I'm reading Abstract & Concrete Categories: The Joy of Cats. On exercise 3A(c), the author defines the graph of a category C to be the large graph whose vertices are the objects in C, and whose edges are the morphisms. He then gives 4 examples of finite graphs and asks which are graphs of a category. The convention is that all nodes have an implicit identity. You can read the exact text since the author kindly put his book online for free:
http://katmat.math.uni-bremen.de/acc/acc.pdf
All of the author's graphs are transitive in the sense that if there is an edge between vertices x and y, and vertices y and z, then there is an edge between vertices x and z.
Define a category over any transitive graph to be the category where:
- Objects are the vertices
- Morphisms are the edges.
- The identity is implicitly on every node. Since multiple loops on a vertex might give problems $(id_a = id_a \circ id_b = id_b)$, let's forbid those - none of the author's example have multiple loops.
- Composition: Identities compose like $id_v \circ x = x; x \circ id_v = x$. For non-identities, since the graph is transitive, given $f$ in $\hom(x,y)$ and $g$ in $\hom(y,z)$, there exists at least one edge in $\hom(x,z)$. Define two morphisms to be equivalent if they're in the same hom-set. Use the axiom of choice to pick a representative out of each equivalence class, and define it to be the result of $f \circ g$.
I've given all 4 of the things that make up a category, and convinced myself they satisfies the 3 constraints of associativity, identities behaving as they should, and morphisms between objects are pairwise disjoint:
- Edges between vertices are pairwise disjoint because you can't have an edge on more than 2 vertices. So, an edge belongs to at most one pair.
- Associativity: This is just function composition. Let (a,b,c) be 3 edges we want to compose(in $\hom(x,y), \hom(y,z), \hom(z,w)$ respectively). The composition law picks a representative r from the set of edges joining each vertex. Then $r = (a \circ b) \circ c$ - that is, r is an edge in $\hom(x,w)$. We're considering the case where $a \circ (b \circ c)$ - also an edge in $\hom(x,w)$ - is different.

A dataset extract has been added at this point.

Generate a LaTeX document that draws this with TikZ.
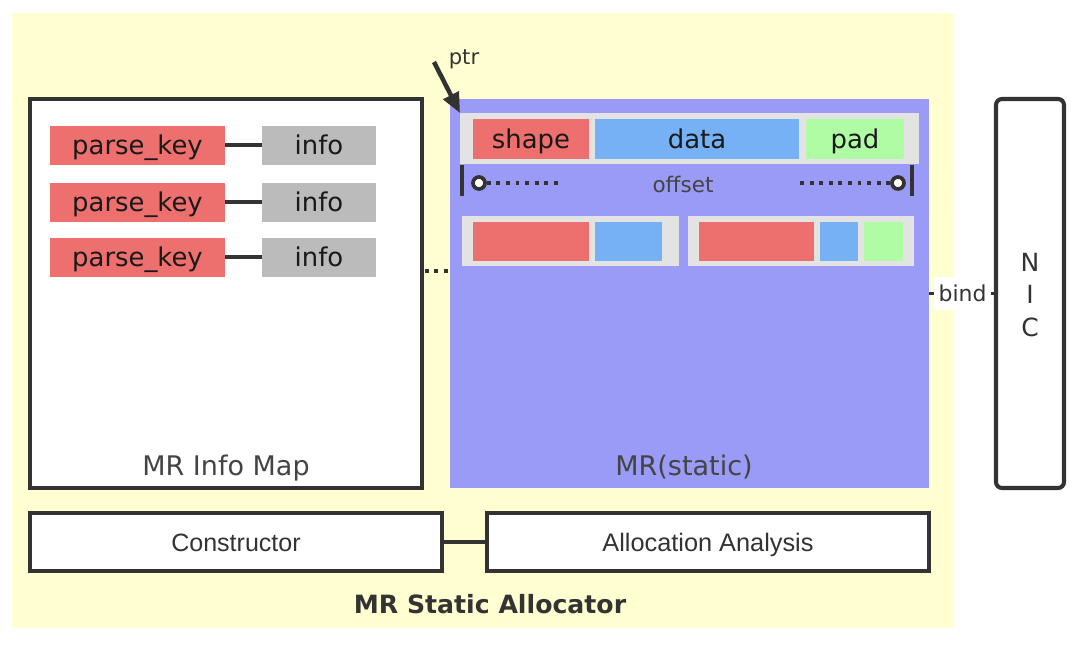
\documentclass[tikz,border=0pt]{standalone}
\usepackage{fontspec}
\setmainfont{DejaVu Sans}
\newfontfamily\arialfont{Liberation Sans}
\usetikzlibrary{arrows.meta,calc}
\definecolor{bgyellow}{HTML}{FFFFD2}
\definecolor{keyred}{HTML}{EE706E}
\definecolor{infogray}{HTML}{BBBBBB}
\definecolor{datablue}{HTML}{77B1F5}
\definecolor{padgreen}{HTML}{B0FCA4}
\definecolor{mrpurple}{HTML}{9A9AF7}
\definecolor{slotgray}{HTML}{E3E3E3}
\definecolor{ink}{HTML}{333333}
\definecolor{labelgray}{HTML}{444444}

\begin{document}
\begin{tikzpicture}[x=0.025cm,y=-0.025cm,
    sz/.style 2 args={minimum width=#1*0.025cm,minimum height=#2*0.025cm},
    blk/.style={inner sep=0pt,outer sep=0pt,text=black!90,text height=16pt,text depth=3.2pt,font=\fontsize{18.4}{20}\selectfont},
    frame/.style={blk,draw=ink,line width=2.5pt,fill=white},
    lbl/.style={text=labelgray,font=\fontsize{19.2}{22}\selectfont},
    link/.style={draw=ink,line width=2.6pt},
    dotline/.style={draw=ink,line width=2.8pt,dash pattern=on 2.8pt off 4pt}]
\useasboundingbox (0,0) rectangle (1080,645);
\fill[bgyellow] (12,13) rectangle (953,628);

\node[frame,sz={392}{389}] (infomap) at (226,293.5) {};
\node[lbl] (infolbl) at (226,468) {MR Info Map};
\node[blk,fill=keyred,sz={175}{39}] (key1) at (137.5,145) {parse\_key};
\node[blk,fill=keyred,sz={175}{39}] (key2) at (137.5,202) {parse\_key};
\node[blk,fill=keyred,sz={175}{39}] (key3) at (137.5,257) {parse\_key};
\node[blk,fill=infogray,sz={114}{39}] (info1) at (319,145) {info};
\node[blk,fill=infogray,sz={114}{39}] (info2) at (319,202) {info};
\node[blk,fill=infogray,sz={114}{39}] (info3) at (319,257) {info};
\draw[link] (key1)--(info1);
\draw[link] (key2)--(info2);
\draw[link] (key3)--(info3);

\node[blk,fill=mrpurple,sz={479}{389}] (mr) at (689.5,293.5) {};
\node[lbl] (mrlbl) at (684,467) {MR(static)};
\node[blk,fill=slotgray,sz={459}{51}] (slot1) at (689.5,138.5) {};
\node[blk,fill=keyred,sz={116}{40}] (shape) at (531,139) {shape};
\node[blk,fill=datablue,sz={204}{40}] (data) at (697,139) {data};
\node[blk,fill=padgreen,sz={98}{40}] (pad) at (855,139) {pad};

\draw[ink,line width=2.8pt] (462,165)--(462,196);
\draw[ink,line width=2.8pt] (912,165)--(912,196);
\node[circle,draw=ink,fill=white,line width=2.6pt,inner sep=0pt,minimum size=0.3cm] (offl) at (479,183) {};
\node[circle,draw=ink,fill=white,line width=2.6pt,inner sep=0pt,minimum size=0.3cm] (offr) at (898,183) {};
\coordinate (dotl) at (562,183);
\coordinate (dotr) at (800,183);
\draw[dotline] (offl)--(dotl);
\draw[dotline] (offr)--(dotr);
\node[text=labelgray,font=\fontsize{15.3}{18}\selectfont] (offset) at (683,184) {offset};

\node[blk,fill=slotgray,sz={217}{50}] (slot2) at (570.5,241) {};
\node[blk,fill=keyred,sz={116}{39}] (shape2) at (531,241.5) {};
\node[blk,fill=datablue,sz={67}{39}] (data2) at (628.5,241.5) {};
\node[blk,fill=slotgray,sz={226}{50}] (slot3) at (801,241) {};
\node[blk,fill=keyred,sz={115}{39}] (shape3) at (756.5,241.5) {};
\node[blk,fill=datablue,sz={38}{39}] (data3) at (839,241.5) {};
\node[blk,fill=padgreen,sz={39}{39}] (pad3) at (883.5,241.5) {};

\coordinate (ptrtail) at (434,62);
\node[text=ink,font=\fontsize{15}{18}\selectfont] (ptr) at (464,59) {ptr};
\draw[ink,line width=3.2pt,-{Triangle[length=0.5cm,width=0.42cm]}] (ptrtail)--(slot1.north west);

\draw[dotline] ([xshift=2pt,yshift=0.56cm]infomap.east)--([yshift=0.56cm]mr.west);

\node[frame,rounded corners=0.15cm,line width=2.9pt,sz={68}{389}] (nic) at (1030,293.5) {};
\node[text=ink,align=center,font=\fontsize{17.8}{22.8}\selectfont] (niclbl) at (1030,295) {N\\I\\C};
\draw[ink,line width=2.6pt] (mr.east)--(nic.west) node[midway,fill=white,text=ink,inner xsep=3pt,inner ysep=6pt,font=\fontsize{15.6}{18}\selectfont] (bind) {bind};

\node[frame,sz={412}{58},text=ink,font=\arialfont\fontsize{17.8}{20}\selectfont] (ctor) at (236,542) {Constructor};
\node[frame,sz={442}{58},text=ink,font=\arialfont\fontsize{18}{20}\selectfont] (analysis) at (708,542) {Allocation Analysis};
\draw[link] (ctor)--(analysis);

\node[text=ink,font=\bfseries\fontsize{17.9}{20}\selectfont] (title) at (490,604) {MR Static Allocator};
\end{tikzpicture}
\end{document}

As long as we always pick the same representative for composition each time, I don't see why this isn't associative.
- Identities: We have at least one identity on each vertex v by the convention, and they were defined to behave properly.
So every loopless transitive graph defines a category - in particular all of the author's? I feel like I'm missing something, since the exercise seems to intend to be teaching what sorts of categories can and can't be represented as graphs.